■ EXERCISE DETAILS: Reply with one number only: the count of lines below that contain the word "Give".

Charts and diagrams as code:

· · ·

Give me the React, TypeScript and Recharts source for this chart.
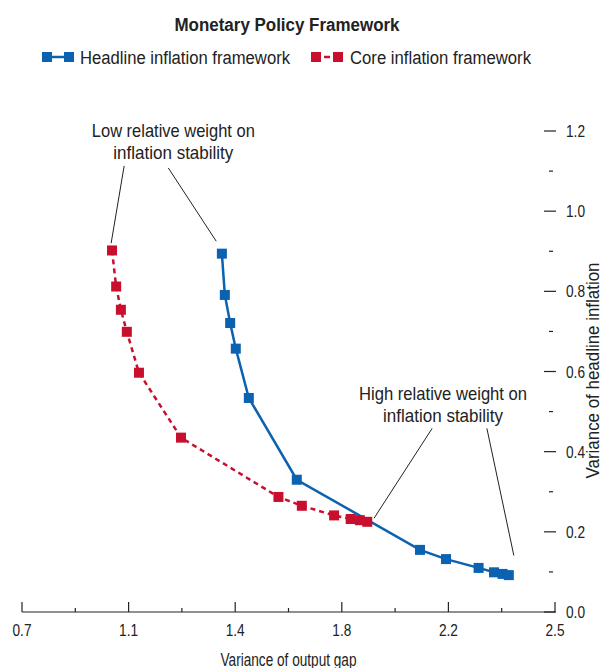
import { LineChart, Line, XAxis, YAxis, ReferenceLine, ReferenceDot } from 'recharts';

const FONT = '"Liberation Sans", Arial, sans-serif';
const BLUE = '#0a62b0';
const RED = '#c8102e';
const INK = '#222';

// Headline inflation framework (x = variance of output gap, y = variance of headline inflation)
const headlineX = [1.375, 1.385, 1.403, 1.422, 1.466, 1.628, 2.044, 2.132, 2.242, 2.294, 2.323, 2.344];
const headlineY = [0.894, 0.791, 0.721, 0.657, 0.534, 0.33, 0.155, 0.132, 0.11, 0.099, 0.095, 0.092];

// Core inflation framework
const coreX = [1.004, 1.018, 1.034, 1.054, 1.095, 1.237, 1.566, 1.645, 1.754, 1.81, 1.841, 1.866];
const coreY = [0.902, 0.812, 0.754, 0.699, 0.597, 0.435, 0.287, 0.265, 0.241, 0.232, 0.229, 0.225];

const xTicks = [0.7, 0.88, 1.06, 1.24, 1.42, 1.6, 1.78, 1.96, 2.14, 2.32, 2.5];
const xTickLabels = ['0.7', '1.1', '1.4', '1.8', '2.2', '2.5'];
const yTicks = [0, 0.1, 0.2, 0.3, 0.4, 0.5, 0.6, 0.7, 0.8, 0.9, 1.0, 1.1, 1.2];
const yTickLabels = ['0.0', '0.2', '0.4', '0.6', '0.8', '1.0', '1.2'];

const headline = headlineX.map((x, i) => ({ x, y: headlineY[i] }));
const core = coreX.map((x, i) => ({ x, y: coreY[i] }));

// condensed look: Liberation Sans squeezed to the width the reference text takes
function T({ x, y, w, size = 16, anchor = 'start', bold = false, transform, children }: any) {
  return (
    <text
      x={x}
      y={y}
      fontSize={size}
      fontFamily={FONT}
      fontWeight={bold ? 'bold' : 'normal'}
      fill={INK}
      textAnchor={anchor}
      textLength={w}
      lengthAdjust="spacingAndGlyphs"
      transform={transform}
    >
      {children}
    </text>
  );
}

const squareDot = (color: string) => (props: any) => {
  const { cx, cy, index } = props;
  if (cx == null || cy == null) return null;
  return <rect key={index} x={cx - 5} y={cy - 5} width={10} height={10} fill={color} />;
};

function XTick({ x, y, index }: any) {
  const major = index % 2 === 0;
  return (
    <g>
      <line x1={x} x2={x} y1={y} y2={y - (major ? 10 : 4)} stroke={INK} strokeWidth={1.2} />
      {major && (
        <T x={x} y={y + 24} w={19} size={17} anchor="middle">
          {xTickLabels[index / 2]}
        </T>
      )}
    </g>
  );
}

function RightTick({ x, y, index }: any) {
  const major = index % 2 === 0;
  return (
    <g>
      <line x1={major ? x - 11 : x - 6} x2={major ? x + 1 : x - 2} y1={y} y2={y} stroke={INK} strokeWidth={1.2} />
      {major && (
        <T x={x + 11} y={y + 6} w={19} size={17}>
          {yTickLabels[index / 2]}
        </T>
      )}
    </g>
  );
}

function LeftTick({ x, y, index }: any) {
  const major = index % 2 === 0;
  if (index === 0) return null;
  return <line x1={x - 1} x2={major ? x + 11 : x + 6} y1={y} y2={y} stroke={INK} strokeWidth={1.2} />;
}

const noteText = (lines: string[], widths: number[]) => (props: any) => {
  const { cx, cy } = props;
  return (
    <g>
      {lines.map((l, i) => (
        <T key={i} x={cx} y={cy + i * 21.5} w={widths[i]} size={18.5} anchor="middle">
          {l}
        </T>
      ))}
    </g>
  );
};

export default function App() {
  return (
    <div style={{ position: 'fixed', left: 0, top: 0, width: 608, height: 668, background: '#fff' }}>
      <svg width={608} height={90} style={{ position: 'absolute', left: 0, top: 0 }}>
        <T x={287} y={31} w={225} size={18} anchor="middle" bold>
          Monetary Policy Framework
        </T>
        <line x1={50} x2={66} y1={57} y2={57} stroke={BLUE} strokeWidth={2.5} />
        <rect x={42} y={52} width={10} height={10} fill={BLUE} />
        <rect x={64} y={52} width={10} height={10} fill={BLUE} />
        <T x={80} y={64} w={210} size={18}>
          Headline inflation framework
        </T>
        <line x1={324} x2={330} y1={57} y2={57} stroke={RED} strokeWidth={2.5} />
        <rect x={311} y={52} width={10} height={10} fill={RED} />
        <rect x={333} y={52} width={10} height={10} fill={RED} />
        <T x={350} y={64} w={181} size={18}>
          Core inflation framework
        </T>
      </svg>
      <LineChart width={608} height={668} margin={{ top: 131, right: 8, bottom: 0, left: 22 }}>
        <XAxis
          type="number"
          dataKey="x"
          domain={[0.7, 2.5]}
          ticks={xTicks}
          interval={0}
          height={56}
          tickSize={0}
          tickMargin={0}
          axisLine={{ stroke: INK, strokeWidth: 1.2 }}
          tickLine={false}
          tick={<XTick />}
          allowDataOverflow
          label={(p: any) => {
            const vb = p.viewBox;
            return (
              <T x={vb.x + vb.width / 2} y={vb.y + vb.height - 2} w={136} size={17.5} anchor="middle">
                Variance of output gap
              </T>
            );
          }}
        />
        <YAxis
          yAxisId="r"
          orientation="right"
          type="number"
          domain={[0, 1.2]}
          ticks={yTicks}
          interval={0}
          width={45}
          tickSize={0}
          tickMargin={0}
          axisLine={false}
          tickLine={false}
          tick={<RightTick />}
          label={(p: any) => {
            const vb = p.viewBox;
            const cx = vb.x + vb.width - 1;
            const cy = vb.y + vb.height / 2 - 1;
            return (
              <T x={cx} y={cy} w={216} size={17.5} anchor="middle" transform={`rotate(-90 ${cx} ${cy})`}>
                Variance of headline inflation
              </T>
            );
          }}
        />
        <YAxis
          yAxisId="l"
          orientation="left"
          type="number"
          domain={[0, 1.2]}
          ticks={yTicks}
          interval={0}
          width={0}
          tickSize={0}
          tickMargin={0}
          axisLine={false}
          tickLine={false}
          tick={<LeftTick />}
        />
        <Line
          yAxisId="r"
          data={core}
          dataKey="y"
          stroke={RED}
          strokeWidth={2.5}
          strokeDasharray="5 4"
          dot={squareDot(RED)}
          activeDot={false}
          isAnimationActive={false}
        />
        <Line
          yAxisId="r"
          data={headline}
          dataKey="y"
          stroke={BLUE}
          strokeWidth={2.5}
          dot={squareDot(BLUE)}
          activeDot={false}
          isAnimationActive={false}
        />
        <ReferenceLine yAxisId="r" segment={[{ x: 1.045, y: 1.113 }, { x: 1.001, y: 0.92 }]} stroke={INK} strokeWidth={1} ifOverflow="visible" />
        <ReferenceLine yAxisId="r" segment={[{ x: 1.194, y: 1.108 }, { x: 1.356, y: 0.925 }]} stroke={INK} strokeWidth={1} ifOverflow="visible" />
        <ReferenceLine yAxisId="r" segment={[{ x: 2.085, y: 0.458 }, { x: 1.889, y: 0.234 }]} stroke={INK} strokeWidth={1} ifOverflow="visible" />
        <ReferenceLine yAxisId="r" segment={[{ x: 2.27, y: 0.458 }, { x: 2.361, y: 0.141 }]} stroke={INK} strokeWidth={1} ifOverflow="visible" />
        <ReferenceDot yAxisId="r" x={1.211} y={1.185} r={0} ifOverflow="visible" shape={noteText(['Low relative weight on', 'inflation stability'], [163, 120])} />
        <ReferenceDot yAxisId="r" x={2.122} y={0.528} r={0} ifOverflow="visible" shape={noteText(['High relative weight on', 'inflation stability'], [168, 120])} />
      </LineChart>
    </div>
  );
}
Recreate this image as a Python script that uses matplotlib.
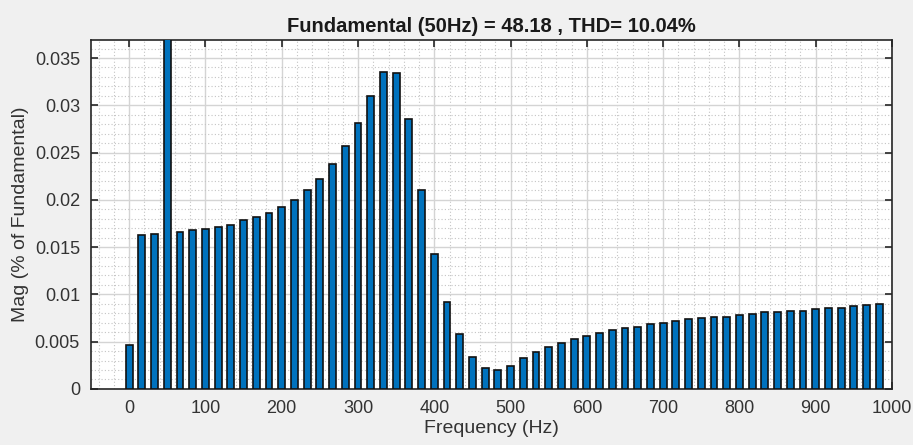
import numpy as np
import matplotlib.pyplot as plt
from matplotlib.ticker import MultipleLocator

# harmonic spectrum, bins every 50/3 Hz
freq_step = 50 / 3
n_bins = 60
mag = [
    0.00465, 0.01627, 0.01637, 100.0, 0.01662, 0.0168, 0.01694, 0.01708,
    0.01736, 0.01785, 0.01817, 0.01866, 0.01926, 0.02003, 0.02099, 0.02222,
    0.0238, 0.0257, 0.02817, 0.03102, 0.03356, 0.03342, 0.02856, 0.02099,
    0.01423, 0.00923, 0.00577, 0.00342, 0.00218, 0.00201, 0.00246, 0.00327,
    0.00391, 0.0044, 0.00486, 0.00532, 0.00563, 0.00595, 0.00623, 0.00641,
    0.00658, 0.00687, 0.00701, 0.00718, 0.00736, 0.00746, 0.00764, 0.00764,
    0.00782, 0.00796, 0.0081, 0.0081, 0.00824, 0.00828, 0.00842, 0.00852,
    0.0086, 0.00877, 0.00891, 0.00901,
]
freqs = np.arange(n_bins) * freq_step

title = 'Fundamental (50Hz) = 48.18 , THD= 10.04%'
ytick_vals = [0, 0.005, 0.01, 0.015, 0.02, 0.025, 0.03, 0.035]
ytick_labels = ['0', '0.005', '0.01', '0.015', '0.02', '0.025', '0.03', '0.035']

plt.rcParams['font.family'] = ['Liberation Sans', 'DejaVu Sans']

fig = plt.figure(figsize=(9.13, 4.45), dpi=100, facecolor='#f0f0f0')
ax = fig.add_axes([0.0997, 0.126, 0.8773, 0.784])

ax.bar(freqs, mag, width=9, color='#0072BD', edgecolor='#111111', linewidth=1.2, zorder=3)

ax.set_xlim(-50, 1000)
ax.set_ylim(0, 0.0369)
ax.xaxis.set_major_locator(MultipleLocator(100))
ax.xaxis.set_minor_locator(MultipleLocator(20))
ax.yaxis.set_minor_locator(MultipleLocator(0.001))
ax.set_yticks(ytick_vals)
ax.set_yticklabels(ytick_labels)

ax.grid(which='major', color='#d4d4d4', linewidth=1.0, zorder=0)
ax.grid(which='minor', color='#c4c4c4', linewidth=0.8, linestyle=(0, (1, 2)), zorder=0)
ax.set_axisbelow(True)

ax.tick_params(which='major', direction='in', length=5, width=1.2, top=True, right=True,
               labelsize=13, colors='#262626', labelcolor='#333333')
ax.tick_params(axis='y', which='major', pad=8)
ax.tick_params(axis='x', which='major', pad=8)
ax.tick_params(which='minor', length=0, top=True, right=True)
for s in ax.spines.values():
    s.set_color('#262626')
    s.set_linewidth(1.2)

ax.set_xlabel('Frequency (Hz)', fontsize=14, color='#333333', labelpad=2)
ax.set_ylabel('Mag (% of Fundamental)', fontsize=14, color='#333333', labelpad=4)
ax.set_title(title, fontsize=14.5, fontweight='bold', color='#1a1a1a', pad=6)

fig.savefig('out.png', dpi=100, facecolor=fig.get_facecolor())
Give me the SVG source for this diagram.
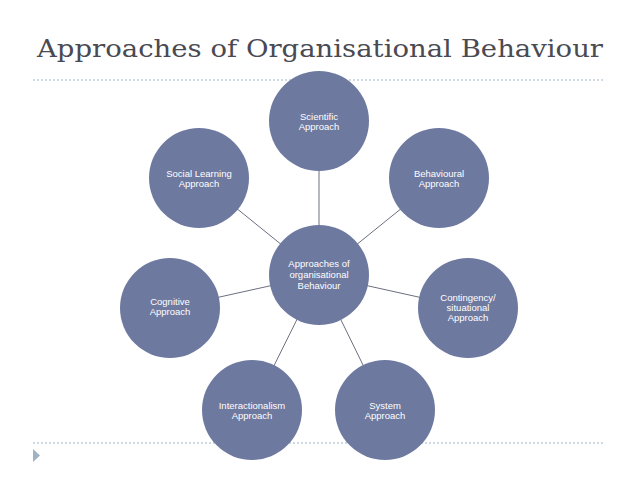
<svg xmlns="http://www.w3.org/2000/svg" width="638" height="479" viewBox="0 0 638 479">
<style>
.n{fill:#6e79a0}
.t{fill:#fff;font-family:"Liberation Sans",Arial,sans-serif;font-size:9.5px;text-anchor:middle}
.c{stroke:#6b7080;stroke-width:1}
.d{stroke:#9fb3c4;stroke-width:1;stroke-dasharray:2,2}
</style>
<rect width="638" height="479" fill="#fff"/>
<text x="37" y="57" font-family="DejaVu Serif,serif" font-size="25" fill="#4a4a52" textLength="566" lengthAdjust="spacingAndGlyphs">Approaches of Organisational Behaviour</text>
<line class="d" x1="33" y1="80" x2="605" y2="80"/>
<line class="d" x1="33" y1="443" x2="605" y2="443"/>
<polygon points="33,449 40,455.5 33,462" fill="#9fb3c4"/>
<g id="connectors">
<line class="c" x1="319" y1="275" x2="319" y2="121"/>
<line class="c" x1="319" y1="275" x2="439" y2="178"/>
<line class="c" x1="319" y1="275" x2="468" y2="308"/>
<line class="c" x1="319" y1="275" x2="385" y2="410"/>
<line class="c" x1="319" y1="275" x2="252" y2="410"/>
<line class="c" x1="319" y1="275" x2="170" y2="308"/>
<line class="c" x1="319" y1="275" x2="199" y2="178"/>
</g>
<g id="center"><circle class="n" cx="319" cy="275" r="50"/><text class="t" y="267"><tspan x="319">Approaches of</tspan><tspan x="319" dy="11">organisational</tspan><tspan x="319" dy="11">Behaviour</tspan></text></g>
<g id="scientific"><circle class="n" cx="319" cy="121" r="50"/><text class="t" y="120"><tspan x="319">Scientific</tspan><tspan x="319" dy="10">Approach</tspan></text></g>
<g id="behavioural"><circle class="n" cx="439" cy="178" r="50"/><text class="t" y="177"><tspan x="439">Behavioural</tspan><tspan x="439" dy="10">Approach</tspan></text></g>
<g id="contingency"><circle class="n" cx="468" cy="308" r="50"/><text class="t" y="301"><tspan x="468">Contingency/</tspan><tspan x="468" dy="10">situational</tspan><tspan x="468" dy="10">Approach</tspan></text></g>
<g id="system"><circle class="n" cx="385" cy="410" r="50"/><text class="t" y="409"><tspan x="385">System</tspan><tspan x="385" dy="10">Approach</tspan></text></g>
<g id="interactionalism"><circle class="n" cx="252" cy="410" r="50"/><text class="t" y="409"><tspan x="252">Interactionalism</tspan><tspan x="252" dy="10">Approach</tspan></text></g>
<g id="cognitive"><circle class="n" cx="170" cy="308" r="50"/><text class="t" y="305"><tspan x="170">Cognitive</tspan><tspan x="170" dy="10">Approach</tspan></text></g>
<g id="social"><circle class="n" cx="199" cy="178" r="50"/><text class="t" y="177"><tspan x="199">Social Learning</tspan><tspan x="199" dy="10">Approach</tspan></text></g>
</svg>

· · ·

■ TASK ANSWER: 2